Yo soy un cobarde, y aun así sé más de peleas que vosotros. He huido de algunas realmente buenas.
—Oh, salgamos de aquí —dijo. Cogió con cuidado la espada de un guardia muerto y consiguió sostenerla del lado bueno al segundo intento. La sopesó un segundo, luego negó con la cabeza y la tiró.
La unidad pareció un poco más feliz.
—Pero no os estoy liderando —dijo Rincewind—. Solamente os estoy enseñando el camino. Y es el camino de la salida, ¿lo entendéis?
Se quedaron vistiendo un aspecto más bien herido, como hace la gente que acaba de recibir una diatriba de varios minutos. Nadie dijo nada hasta que Dosflores susurró:
—Se pone así a menudo, sabéis. Y luego hace algo muy valiente.
Rincewind soltó un bufido.
Había otro guardia muerto en lo alto de las escaleras. Al parecer la muerte repentina se estaba contagiando mucho.
Y había un fardo de espadas apoyado en la pared. Con un pergamino atado.
—El Gran Hechicero nos ha enseñado la salida solamente dos minutos y ya tenemos suerte adicional —dijo Flor de Loto.
—No toquéis las espadas —dijo Rincewind.
—Pero supongamos que vemos a más guardias. ¿No tenemos que resistir frente a ellos hasta la última gota de nuestra sangre? —preguntó Mariposa.

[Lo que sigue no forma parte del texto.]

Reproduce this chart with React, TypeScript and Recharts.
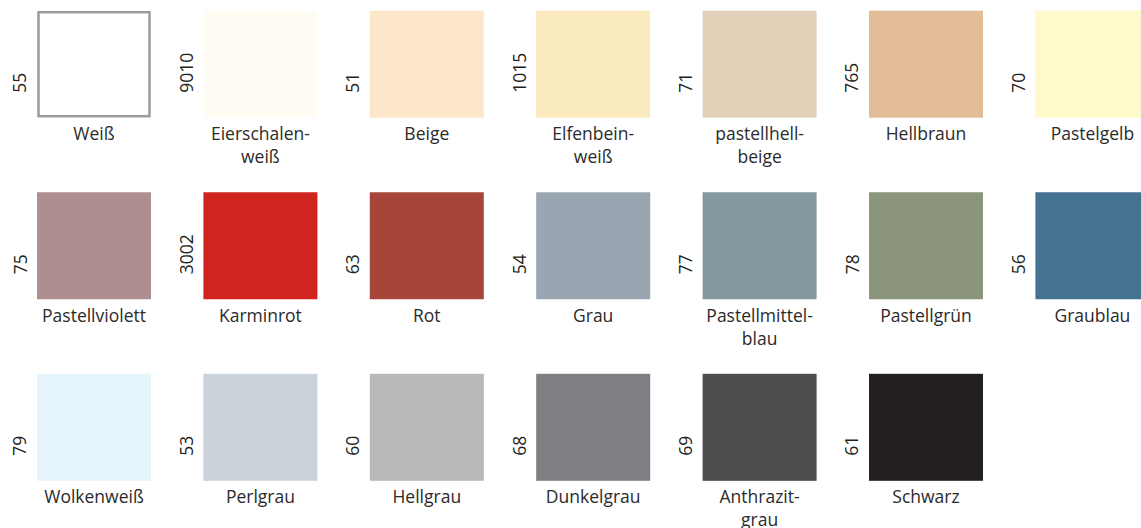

Rincewind se quedó impasible.
—No. Corred.
—Ah, sí —dijo Dosflores—. Y vivid para luchar otro día. Es un dicho de Ankh-Morpork.
Rincewind siempre había dado por hecho que el propósito de huir era ser capaz de huir otro día.
—Sin embargo —dijo—, la gente no suele encontrarse con que les abren misteriosamente la salida de la cárcel dejándoles un montón de armas a mano y con todos los guardias fuera de combate. ¿No se os ha ocurrido?
—¡Y con un mapa! —añadió Mariposa.
Le brillaron los ojos. Mostró el pergamino a los demás.
—¿Es un mapa de cómo salir?
—¡No! ¡De cómo llegar a los aposentos del emperador! ¡Mirad, lo han señalado! ¡A veces Hierba hablaba de esto! ¡Debe de estar en el palacio! ¡Tenemos que asesinar al emperador!
—¡Más suerte! —dijo Dosflores—. Pero un momento, mira, estoy seguro de que si habláramos con él…
—¿Es que no habéis estado escuchando? ¡No vamos a ver al emperador! —siseó Rincewind—. ¿No se os ocurre que los guardias nunca se pasan a sí mismos por la espada? ¿Y que las celdas no se abren de repente? La gente no se encuentra espadas tan a mano cuando las necesita y de verdad, os lo aseguro, no se encuentra mapas que digan: «¡Por aquí, amigos!». Y de todos modos, no se puede hablar con alguien a quien solo le falta el pan de gamba para ser un Menú A para Dos Personas.
—No —dijo Mariposa—. Tenemos que aprovechar esta oportunidad.
—¡Habrá muchos guardias!
—Bueno, Gran Hechicero, vais a tener que formular muchos deseos.
—¿Creéis que puedo chasquear los dedos así y todos los guardias se van a caer muertos? ¡Ja! ¡Ojalá lo hicieran!
—Estos dos de aquí fuera lo han hecho —informó Flor de Loto desde la entrada a las mazmorras. Ya antes había estado sobrecogida ante Rincewind, pero ahora parecía aterrorizada de verdad.
—¡Coincidencia!
—Seamos serios —dijo Mariposa—. Tenemos un simpatizante en el palacio. ¡Tal vez sea gente que está arriesgando sus vidas continuamente! Sabemos que algunos de los eunucos están de nuestro lado.
—Supongo que no les queda nada que perder.
—¿Tenéis una idea mejor, Gran Hechicero?
—Sí. De vuelta a las celdas.
—¿Qué?
—Esto huele a chamusquina. ¿De verdad queréis matar al emperador? O sea, ¿de verdad?
Mariposa vaciló.
—Hemos hablado de ello a menudo. Dos Fuego Hierba dijo que si podíamos asesinar al emperador encenderíamos la antorcha de la libertad…
—Sí. Seríais vosotros, que arderíais. Mirad, volvamos a las celdas. Son el lugar más seguro. Os encerraré y… me pondré a explorar.
—Es una sugerencia muy valiente —dijo Dosflores—. Y típica de este hombre —añadió con orgullo.
Mariposa le dedicó a Rincewind una mirada que él había aprendido a temer.
—Sí que es buena idea —dijo—. Y yo le acompañaré.
—Oh, pero es que seguro que será… muy peligroso —dijo Rincewind a toda prisa.
—Nada malo podrá ocurrirme si estoy con el Gran Hechicero —dijo Mariposa.
—Muy cierto. Muy cierto —dijo Dosflores—. A mí no me pasó nada malo, eso es verdad.